- Your goal -
Restate the lines word for word, from the first line of the records through the line containing "const yStep = 5;". Leave out the pictures and anything after that line.

- Data excerpts -

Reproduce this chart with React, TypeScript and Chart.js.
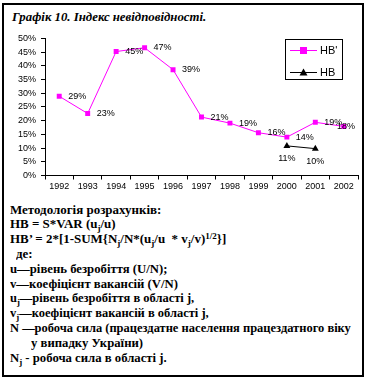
import React, { useEffect, useRef } from "react";
import { Chart, registerables } from "chart.js";

Chart.register(...registerables);

const years = ["1992", "1993", "1994", "1995", "1996", "1997", "1998", "1999", "2000", "2001", "2002"];
const hbPrime = [28.9, 22.6, 45.2, 46.6, 38.6, 21.3, 19.1, 15.6, 14.0, 19.4, 17.9];
const hb = [null, null, null, null, null, null, null, null, 10.8, 9.8, null];
const seriesNames = ["НВ'", "НВ"];
const yMin = 0;
const yMax = 50;
const yStep = 5;

const SANS = "'Liberation Sans', Arial, sans-serif";
const SERIF = "'Liberation Serif', 'Times New Roman', serif";
const CANVAS_TOP = 28;
const CANVAS_BOTTOM = 200;

const labelPlugin = {
  id: "pointLabels",
  afterDatasetsDraw(chart: any) {
    const ctx = chart.ctx;
    const area = chart.chartArea;
    ctx.save();
    ctx.font = `9px ${SANS}`;
    ctx.fillStyle = "#000";
    ctx.textBaseline = "middle";
    chart.data.datasets.forEach((ds: any, di: number) => {
      const meta = chart.getDatasetMeta(di);
      meta.data.forEach((pt: any, i: number) => {
        const v = ds.data[i];
        if (v === null || v === undefined) return;
        const txt = Math.round(v) + "%";
        const w = ctx.measureText(txt).width;
        if (di === 0) {
          let x = pt.x + 9;
          if (x + w > area.right - 3) x = area.right - 3 - w;
          ctx.textAlign = "left";
          ctx.fillText(txt, x, pt.y);
        } else {
          ctx.textAlign = "center";
          ctx.fillText(txt, pt.x, pt.y + 13);
        }
      });
    });
    ctx.restore();
  },
};

const legendPlugin = {
  id: "boxLegend",
  afterDraw(chart: any) {
    const ctx = chart.ctx;
    ctx.save();
    const bx = 285.5, by = 39.5 - CANVAS_TOP, bw = 57, bh = 40;
    ctx.fillStyle = "#fff";
    ctx.fillRect(bx, by, bw, bh);
    ctx.strokeStyle = "#000";
    ctx.lineWidth = 1;
    ctx.strokeRect(bx, by, bw, bh);
    const rows = [
      { y: 50 - CANVAS_TOP, color: "#ff00ff", marker: "rect" },
      { y: 72 - CANVAS_TOP, color: "#000000", marker: "tri" },
    ];
    rows.forEach((r, i) => {
      ctx.strokeStyle = r.color;
      ctx.beginPath();
      ctx.moveTo(290, r.y + 0.5);
      ctx.lineTo(317, r.y + 0.5);
      ctx.stroke();
      ctx.fillStyle = r.color;
      if (r.marker === "rect") {
        ctx.fillRect(300, r.y - 3, 7, 7);
      } else {
        ctx.beginPath();
        ctx.moveTo(303.5, r.y - 3.5);
        ctx.lineTo(307.5, r.y + 3.5);
        ctx.lineTo(299.5, r.y + 3.5);
        ctx.closePath();
        ctx.fill();
      }
      ctx.fillStyle = "#000";
      ctx.font = `11px ${SANS}`;
      ctx.textAlign = "left";
      ctx.textBaseline = "middle";
      ctx.fillText(seriesNames[i], 320, r.y + 1);
    });
    ctx.restore();
  },
};

function ChartBox() {
  const ref = useRef<HTMLCanvasElement>(null);
  useEffect(() => {
    if (!ref.current) return;
    const chart = new Chart(ref.current, {
      type: "line",
      data: {
        labels: years,
        datasets: [
          {
            label: seriesNames[0],
            data: hbPrime,
            borderColor: "#ff00ff",
            backgroundColor: "#ff00ff",
            borderWidth: 1,
            pointStyle: "rect",
            pointRadius: 3.5,
            pointBorderWidth: 0,
            tension: 0,
          },
          {
            label: seriesNames[1],
            data: hb,
            borderColor: "#000000",
            backgroundColor: "#000000",
            borderWidth: 1,
            pointStyle: "triangle",
            pointRadius: 4,
            pointBorderWidth: 0,
            tension: 0,
            spanGaps: false,
          },
        ],
      },
      options: {
        animation: false,
        responsive: false,
        maintainAspectRatio: false,
        devicePixelRatio: 1,
        layout: { padding: { top: 36.5 - CANVAS_TOP, right: 8, left: 0, bottom: 0 } },
        plugins: {
          legend: { display: false },
          tooltip: { enabled: false },
          title: { display: false },
        },
        scales: {
          x: {
            type: "category",
            offset: true,
            grid: {
              offset: true,
              drawOnChartArea: false,
              drawTicks: true,
              tickLength: 4,
              color: "#000",
            },
            border: { display: true, color: "#000", width: 1 },
            ticks: {
              color: "#000",
              font: { family: SANS, size: 9 },
              padding: 2,
              maxRotation: 0,
              autoSkip: false,
            },
            afterFit(scale: any) {
              scale.height = CANVAS_BOTTOM - 175.5;
            },
          },
          y: {
            min: yMin,
            max: yMax,
            grid: {
              drawOnChartArea: false,
              drawTicks: true,
              tickLength: 4,
              color: "#000",
            },
            border: { display: true, color: "#000", width: 1 },
            ticks: {
              stepSize: yStep,
              autoSkip: false,
              color: "#000",
              font: { family: SANS, size: 9 },
              padding: 5,
              callback: (v: any) => v + "%",
            },
            afterFit(scale: any) {
              scale.width = 45;
            },
          },
        },
      },
      plugins: [labelPlugin, legendPlugin],
    } as any);
    return () => chart.destroy();
  }, []);
  return (
    <canvas
      ref={ref}
      width={366}
      height={CANVAS_BOTTOM - CANVAS_TOP}
      style={{ position: "absolute", left: 0, top: CANVAS_TOP, width: 366, height: CANVAS_BOTTOM - CANVAS_TOP }}
    />
  );
}

const sub = (t: string) => (
  <span style={{ fontSize: "0.7em", position: "relative", top: 3 }}>{t}</span>
);
const sup = (t: string) => (
  <span style={{ fontSize: "0.7em", position: "relative", top: -4 }}>{t}</span>
);

const textLines: { indent: number; sx: number; content: React.ReactNode }[] = [
  { indent: 0, sx: 1.08, content: "Методологія розрахунків:" },
  { indent: 0, sx: 1.08, content: <>НВ = S*VAR (u{sub("j")}/u)</> },
  { indent: 0, sx: 1.08, content: <>НВ’ = 2*[1-SUM{"{"}N{sub("j")}/N*(u{sub("j")}/u&nbsp; * v{sub("j")}/v){sup("1/2")}{"}"}]</> },
  { indent: 6, sx: 1.08, content: "де:" },
  { indent: 0, sx: 1.06, content: "u—рівень безробіття (U/N);" },
  { indent: 0, sx: 1.06, content: "v—коефіцієнт вакансій (V/N)" },
  { indent: 0, sx: 1.04, content: <>u{sub("j")}—рівень безробіття в області j,</> },
  { indent: 0, sx: 1.04, content: <>v{sub("j")}—коефіцієнт вакансій в області j,</> },
  { indent: 0, sx: 1.04, content: "N —робоча сила (працездатне населення працездатного віку" },
  { indent: 21, sx: 1.06, content: "у випадку України)" },
  { indent: 0, sx: 1.06, content: <>N{sub("j")} - робоча сила в області j.</> },
];

export default function App() {
  return (
    <div style={{ position: "absolute", left: 0, top: 0, width: 366, height: 378, background: "#fff" }}>
      <div
        style={{
          position: "absolute",
          left: 2,
          top: 3,
          width: 362,
          height: 374,
          boxSizing: "border-box",
          border: "2px solid #000",
        }}
      />
      <div
        style={{
          position: "absolute",
          left: 12,
          top: 10.5,
          fontFamily: SERIF,
          fontWeight: "bold",
          fontStyle: "italic",
          fontSize: 12.8,
          lineHeight: "12.8px",
          whiteSpace: "nowrap",
        }}
      >
        Графік 10. Індекс невідповідності.
      </div>
      <ChartBox />
      {textLines.map((l, i) => (
        <div
          key={i}
          style={{
            position: "absolute",
            left: 10 + l.indent,
            top: 202.5 + i * 14.8,
            fontFamily: SERIF,
            fontWeight: "bold",
            fontSize: 12,
            lineHeight: "14.8px",
            whiteSpace: "nowrap",
            transform: `scaleX(${l.sx})`,
            transformOrigin: "left center",
          }}
        >
          {l.content}
        </div>
      ))}
    </div>
  );
}
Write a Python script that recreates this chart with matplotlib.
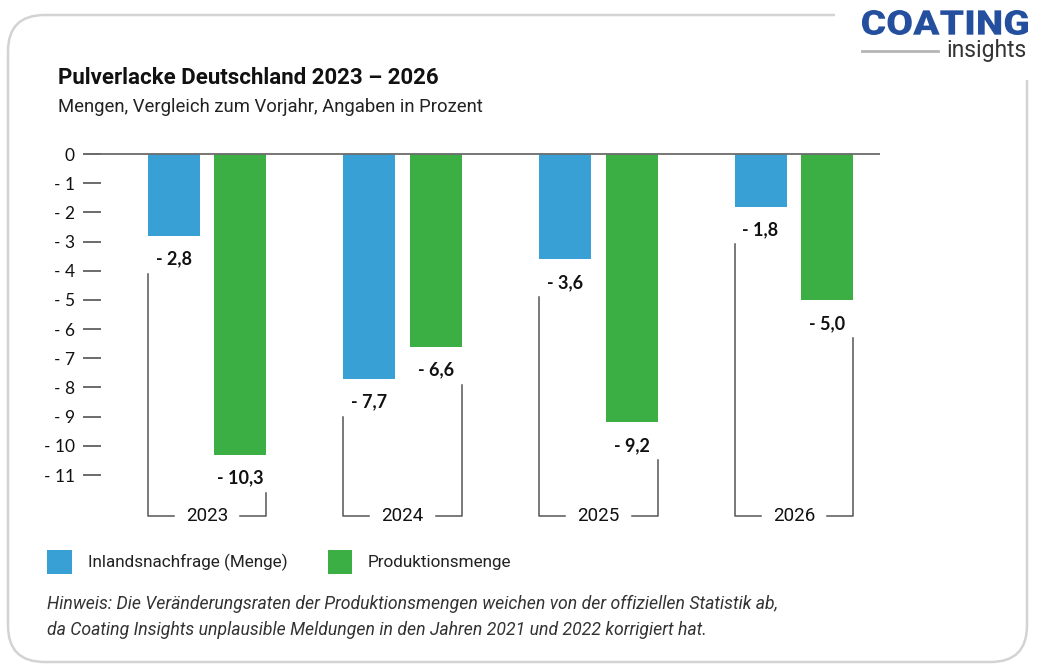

- Written answer -
Reproduce this chart with React, TypeScript and Chart.js.
import React, { useEffect, useRef } from "react";
import { Chart, registerables } from "chart.js";

Chart.register(...registerables);

const years = ["1992", "1993", "1994", "1995", "1996", "1997", "1998", "1999", "2000", "2001", "2002"];
const hbPrime = [28.9, 22.6, 45.2, 46.6, 38.6, 21.3, 19.1, 15.6, 14.0, 19.4, 17.9];
const hb = [null, null, null, null, null, null, null, null, 10.8, 9.8, null];
const seriesNames = ["НВ'", "НВ"];
const yMin = 0;
const yMax = 50;
const yStep = 5;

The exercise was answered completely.